Precisamos entender as coisas como se encaminham no presente século e tratar a miopia intelectual da qual somos reféns. Em absoluto, não se trata de deicídio, tampouco de matar a espiritualidade em nós, mas de reinterpretar a espiritualidade verdadeira como compromisso com o ser moral e com todos os valores que a religião sequestrou de quem de direito: o homem comum. Essa mesma religião que metabolizou o que era próprio do homem administrar para devolvê-lo como uma regurgitação.

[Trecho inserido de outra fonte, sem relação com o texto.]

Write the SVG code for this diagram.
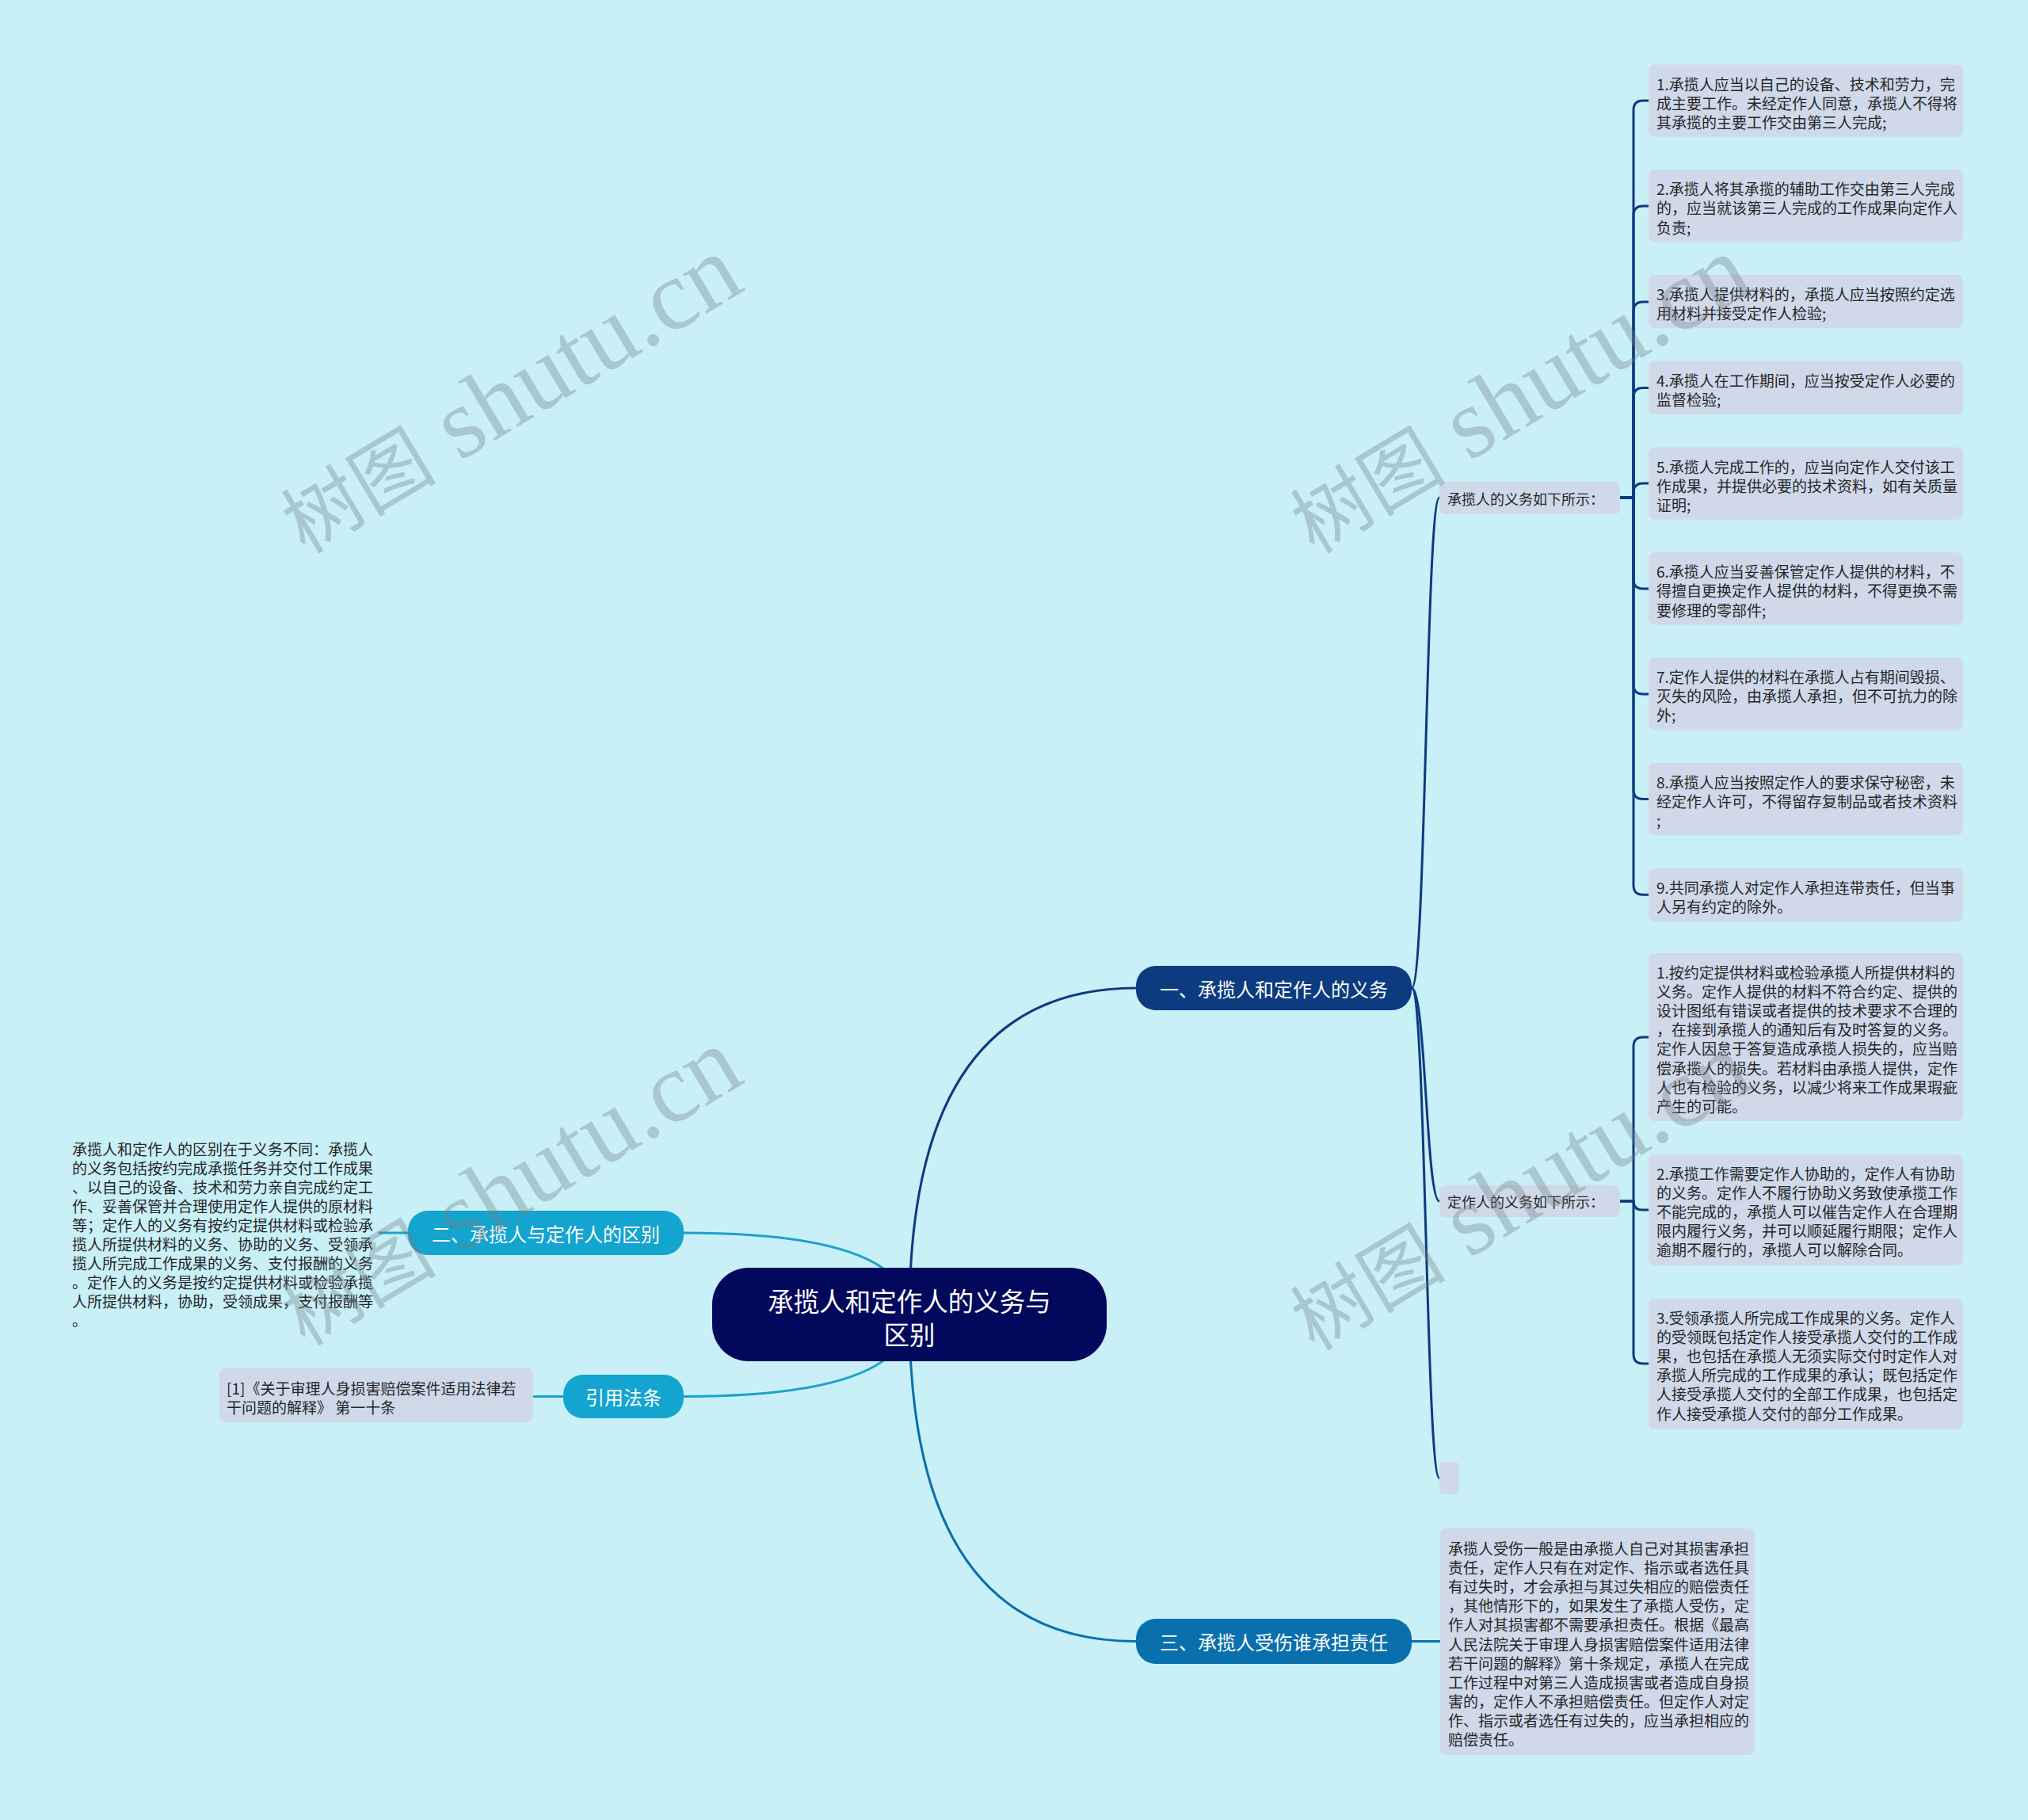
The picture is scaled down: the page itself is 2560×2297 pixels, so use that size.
<svg xmlns="http://www.w3.org/2000/svg" width="2560" height="2297" viewBox="0 0 2560 2297">
<style>
.bg{fill:#c9eff7}
.box{fill:#cfd9ea}
.t{font-family:"Noto Sans CJK SC","Liberation Sans",sans-serif;font-size:19px;fill:#262626;dominant-baseline:central}
.t2{font-family:"Noto Sans CJK SC","Liberation Sans",sans-serif;font-size:18px;fill:#262626;dominant-baseline:central}
.t1{font-family:"Noto Sans CJK SC","Liberation Sans",sans-serif;font-size:24px;fill:#ffffff;dominant-baseline:central;text-anchor:middle}
.t0{font-family:"Noto Sans CJK SC","Liberation Sans",sans-serif;font-size:32.5px;fill:#ffffff;dominant-baseline:central;text-anchor:middle}
.c{fill:none;stroke-width:3;stroke-linecap:round}
.navy{stroke:#0d3b80}
.mid{stroke:#0a70ad}
.cyan{stroke:#1ba3c9}
.wm{fill:rgba(115,128,135,0.36);font-family:"Liberation Serif","Noto Sans CJK SC",serif}
.wc{font-size:98px;font-family:"Noto Sans CJK SC",sans-serif}
.wl{font-size:126px}
</style>
<rect class="bg" x="0" y="0" width="2560" height="2297"/>

<g id="connectors">
<path class="c navy" d="M1148,1659 Q1148,1247 1434,1247"/>
<path class="c mid" d="M1148,1659 Q1148,2071.5 1434,2071.5"/>
<path class="c cyan" d="M1148,1659 Q1148,1556 863,1556"/>
<path class="c cyan" d="M1148,1659 Q1148,1762.5 863,1762.5"/>
<path class="c navy" d="M1782,1247 C1800,1247 1800,628 1817,628"/>
<path class="c navy" d="M1782,1247 C1800,1247 1800,1516 1817,1516"/>
<path class="c navy" d="M1782,1247 C1800,1247 1800,1865.5 1817,1865.5"/>
<path class="c navy" d="M2045,628 H2062 V139 Q2062,127 2074,127 H2081"/>
<path class="c navy" d="M2045,628 H2062 V272 Q2062,260 2074,260 H2081"/>
<path class="c navy" d="M2045,628 H2062 V393 Q2062,381 2074,381 H2081"/>
<path class="c navy" d="M2045,628 H2062 V501.5 Q2062,489.5 2074,489.5 H2081"/>
<path class="c navy" d="M2045,628 H2062 V622 Q2062,610 2074,610 H2081"/>
<path class="c navy" d="M2045,628 H2062 V731 Q2062,743 2074,743 H2081"/>
<path class="c navy" d="M2045,628 H2062 V864 Q2062,876 2074,876 H2081"/>
<path class="c navy" d="M2045,628 H2062 V996.5 Q2062,1008.5 2074,1008.5 H2081"/>
<path class="c navy" d="M2045,628 H2062 V1117.3 Q2062,1129.3 2074,1129.3 H2081"/>
<path class="c navy" d="M2045,1516 H2062 V1321 Q2062,1309 2074,1309 H2081"/>
<path class="c navy" d="M2045,1516 H2062 V1516 Q2062,1527 2073,1527 H2081"/>
<path class="c navy" d="M2045,1516 H2062 V1709 Q2062,1721 2074,1721 H2081"/>
<path class="c mid" d="M1782,2071.5 H1818"/>
<path class="c cyan" d="M515,1556 H479"/>
<path class="c cyan" d="M711,1762.5 H673"/>
</g>

<g id="root">
<rect x="899" y="1600" width="498" height="118" rx="46" fill="#02095c"/>
<text class="t0" x="1148"><tspan x="1148" y="1640">承揽人和定作人的义务与</tspan><tspan x="1148" y="1682">区别</tspan></text>
</g>

<g id="n1">
<rect x="1434" y="1219" width="348" height="56" rx="25" fill="#0d3b80"/>
<text class="t1" x="1608" y="1247">一、承揽人和定作人的义务</text>
</g>
<g id="n3">
<rect x="1434" y="2043" width="348" height="57" rx="25" fill="#0a70ad"/>
<text class="t1" x="1608" y="2071.5">三、承揽人受伤谁承担责任</text>
</g>
<g id="n2">
<rect x="515" y="1528" width="348" height="56" rx="25" fill="#13a5cf"/>
<text class="t1" x="689" y="1556">二、承揽人与定作人的区别</text>
</g>
<g id="n4">
<rect x="711" y="1735" width="152" height="55" rx="25" fill="#13a5cf"/>
<text class="t1" x="787" y="1762.5">引用法条</text>
</g>

<g id="s1">
<rect class="box" x="1817" y="608" width="228" height="41" rx="8"/>
<text class="t2" x="1827" y="628.5">承揽人的义务如下所示：</text>
</g>
<g id="s2">
<rect class="box" x="1817" y="1496" width="228" height="40" rx="8"/>
<text class="t2" x="1827" y="1516">定作人的义务如下所示：</text>
</g>
<g id="s3">
<rect class="box" x="1817" y="1845" width="25" height="41" rx="6"/>
</g>

<g id="c1">
<rect class="box" x="2081" y="81.5" width="397" height="91.3" rx="8"/>
<text class="t"><tspan x="2091" y="104.5">1.承揽人应当以自己的设备、技术和劳力，完</tspan><tspan x="2091" dy="24.1">成主要工作。未经定作人同意，承揽人不得将</tspan><tspan x="2091" dy="24.1">其承揽的主要工作交由第三人完成;</tspan></text>
</g>
<g id="c2">
<rect class="box" x="2081" y="214.3" width="397" height="91.3" rx="8"/>
<text class="t"><tspan x="2091" y="237.3">2.承揽人将其承揽的辅助工作交由第三人完成</tspan><tspan x="2091" dy="24.1">的，应当就该第三人完成的工作成果向定作人</tspan><tspan x="2091" dy="24.1">负责;</tspan></text>
</g>
<g id="c3">
<rect class="box" x="2081" y="347.1" width="397" height="67.2" rx="8"/>
<text class="t"><tspan x="2091" y="370.1">3.承揽人提供材料的，承揽人应当按照约定选</tspan><tspan x="2091" dy="24.1">用材料并接受定作人检验;</tspan></text>
</g>
<g id="c4">
<rect class="box" x="2081" y="455.8" width="397" height="67.2" rx="8"/>
<text class="t"><tspan x="2091" y="478.8">4.承揽人在工作期间，应当按受定作人必要的</tspan><tspan x="2091" dy="24.1">监督检验;</tspan></text>
</g>
<g id="c5">
<rect class="box" x="2081" y="564.5" width="397" height="91.3" rx="8"/>
<text class="t"><tspan x="2091" y="587.5">5.承揽人完成工作的，应当向定作人交付该工</tspan><tspan x="2091" dy="24.1">作成果，并提供必要的技术资料，如有关质量</tspan><tspan x="2091" dy="24.1">证明;</tspan></text>
</g>
<g id="c6">
<rect class="box" x="2081" y="697.3" width="397" height="91.3" rx="8"/>
<text class="t"><tspan x="2091" y="720.3">6.承揽人应当妥善保管定作人提供的材料，不</tspan><tspan x="2091" dy="24.1">得擅自更换定作人提供的材料，不得更换不需</tspan><tspan x="2091" dy="24.1">要修理的零部件;</tspan></text>
</g>
<g id="c7">
<rect class="box" x="2081" y="830.1" width="397" height="91.3" rx="8"/>
<text class="t"><tspan x="2091" y="853.1">7.定作人提供的材料在承揽人占有期间毁损、</tspan><tspan x="2091" dy="24.1">灭失的风险，由承揽人承担，但不可抗力的除</tspan><tspan x="2091" dy="24.1">外;</tspan></text>
</g>
<g id="c8">
<rect class="box" x="2081" y="962.9" width="397" height="91.3" rx="8"/>
<text class="t"><tspan x="2091" y="985.9">8.承揽人应当按照定作人的要求保守秘密，未</tspan><tspan x="2091" dy="24.1">经定作人许可，不得留存复制品或者技术资料</tspan><tspan x="2091" dy="24.1">;</tspan></text>
</g>
<g id="c9">
<rect class="box" x="2081" y="1095.7" width="397" height="67.2" rx="8"/>
<text class="t"><tspan x="2091" y="1118.7">9.共同承揽人对定作人承担连带责任，但当事</tspan><tspan x="2091" dy="24.1">人另有约定的除外。</tspan></text>
</g>

<g id="d1">
<rect class="box" x="2081" y="1203" width="397" height="212" rx="8"/>
<text class="t"><tspan x="2091" y="1226">1.按约定提供材料或检验承揽人所提供材料的</tspan><tspan x="2091" dy="24.1">义务。定作人提供的材料不符合约定、提供的</tspan><tspan x="2091" dy="24.1">设计图纸有错误或者提供的技术要求不合理的</tspan><tspan x="2091" dy="24.1">，在接到承揽人的通知后有及时答复的义务。</tspan><tspan x="2091" dy="24.1">定作人因怠于答复造成承揽人损失的，应当赔</tspan><tspan x="2091" dy="24.1">偿承揽人的损失。若材料由承揽人提供，定作</tspan><tspan x="2091" dy="24.1">人也有检验的义务，以减少将来工作成果瑕疵</tspan><tspan x="2091" dy="24.1">产生的可能。</tspan></text>
</g>
<g id="d2">
<rect class="box" x="2081" y="1457" width="397" height="140" rx="8"/>
<text class="t"><tspan x="2091" y="1480">2.承揽工作需要定作人协助的，定作人有协助</tspan><tspan x="2091" dy="24.1">的义务。定作人不履行协助义务致使承揽工作</tspan><tspan x="2091" dy="24.1">不能完成的，承揽人可以催告定作人在合理期</tspan><tspan x="2091" dy="24.1">限内履行义务，并可以顺延履行期限；定作人</tspan><tspan x="2091" dy="24.1">逾期不履行的，承揽人可以解除合同。</tspan></text>
</g>
<g id="d3">
<rect class="box" x="2081" y="1639" width="397" height="164.5" rx="8"/>
<text class="t"><tspan x="2091" y="1662">3.受领承揽人所完成工作成果的义务。定作人</tspan><tspan x="2091" dy="24.1">的受领既包括定作人接受承揽人交付的工作成</tspan><tspan x="2091" dy="24.1">果，也包括在承揽人无须实际交付时定作人对</tspan><tspan x="2091" dy="24.1">承揽人所完成的工作成果的承认；既包括定作</tspan><tspan x="2091" dy="24.1">人接受承揽人交付的全部工作成果，也包括定</tspan><tspan x="2091" dy="24.1">作人接受承揽人交付的部分工作成果。</tspan></text>
</g>

<g id="e1">
<rect class="box" x="1818" y="1929" width="397" height="286" rx="8"/>
<text class="t"><tspan x="1828" y="1953">承揽人受伤一般是由承揽人自己对其损害承担</tspan><tspan x="1828" dy="24.1">责任，定作人只有在对定作、指示或者选任具</tspan><tspan x="1828" dy="24.1">有过失时，才会承担与其过失相应的赔偿责任</tspan><tspan x="1828" dy="24.1">，其他情形下的，如果发生了承揽人受伤，定</tspan><tspan x="1828" dy="24.1">作人对其损害都不需要承担责任。根据《最高</tspan><tspan x="1828" dy="24.1">人民法院关于审理人身损害赔偿案件适用法律</tspan><tspan x="1828" dy="24.1">若干问题的解释》第十条规定，承揽人在完成</tspan><tspan x="1828" dy="24.1">工作过程中对第三人造成损害或者造成自身损</tspan><tspan x="1828" dy="24.1">害的，定作人不承担赔偿责任。但定作人对定</tspan><tspan x="1828" dy="24.1">作、指示或者选任有过失的，应当承担相应的</tspan><tspan x="1828" dy="24.1">赔偿责任。</tspan></text>
</g>

<g id="b1">
<text class="t"><tspan x="91" y="1448.5">承揽人和定作人的区别在于义务不同：承揽人</tspan><tspan x="91" dy="24.1">的义务包括按约完成承揽任务并交付工作成果</tspan><tspan x="91" dy="24.1">、以自己的设备、技术和劳力亲自完成约定工</tspan><tspan x="91" dy="24.1">作、妥善保管并合理使用定作人提供的原材料</tspan><tspan x="91" dy="24.1">等；定作人的义务有按约定提供材料或检验承</tspan><tspan x="91" dy="24.1">揽人所提供材料的义务、协助的义务、受领承</tspan><tspan x="91" dy="24.1">揽人所完成工作成果的义务、支付报酬的义务</tspan><tspan x="91" dy="24.1">。定作人的义务是按约定提供材料或检验承揽</tspan><tspan x="91" dy="24.1">人所提供材料，协助，受领成果，支付报酬等</tspan><tspan x="91" dy="24.1">。</tspan></text>
</g>

<g id="f1">
<rect class="box" x="277" y="1727" width="396" height="68" rx="8"/>
<text class="t"><tspan x="286" y="1751">[1]《关于审理人身损害赔偿案件适用法律若</tspan><tspan x="286" dy="24.1">干问题的解释》 第一十条</tspan></text>
</g>

<g id="watermarks">
<text class="wm" transform="translate(385,700) rotate(-31)"><tspan class="wc">树图</tspan><tspan class="wl"> shutu.cn</tspan></text>
<text class="wm" transform="translate(1659,700) rotate(-31)"><tspan class="wc">树图</tspan><tspan class="wl"> shutu.cn</tspan></text>
<text class="wm" transform="translate(385,1700) rotate(-31)"><tspan class="wc">树图</tspan><tspan class="wl"> shutu.cn</tspan></text>
<text class="wm" transform="translate(1659,1706) rotate(-31)"><tspan class="wc">树图</tspan><tspan class="wl"> shutu.cn</tspan></text>
</g>
</svg>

Certa vez, ouvi sobre um sacerdote cristão da sua renúncia ao cristianismo. Ele, quando leu A origem das espécies de Darwin, abandonou a Igreja e apontou o ateísmo como única opção honesta no mundo. Argumentava que um deus de amor não teria idealizado um modelo de existência onde a lei dominante é a luta monstruosa pela sobrevivência num planeta superlotado e ruim.

O sacerdote questionava como um deus de amor poderia estabelecer princípios onde a violência da competição teria, entre os animais e os homens, como regra básica, o resultado da crueldade que vai determinar a sobrevivência dos mais fortes. Aquele que melhor se adapta é o que sobrevive... Que deus é esse de tanto amor que projeta as criaturas para se dilacerarem e infunde nelas, ao mesmo tempo, a capacidade de sentir dores intensas? Que deus é esse que nem ao menos anestesia suas criaturas na hora de serem devoradas?...


[1] Zoólogo e filósofo famoso pelo seu ceticismo, nascido em Nairóbi, Quênia, em 1941.
[2] Por que existe algo e não apenas o nada?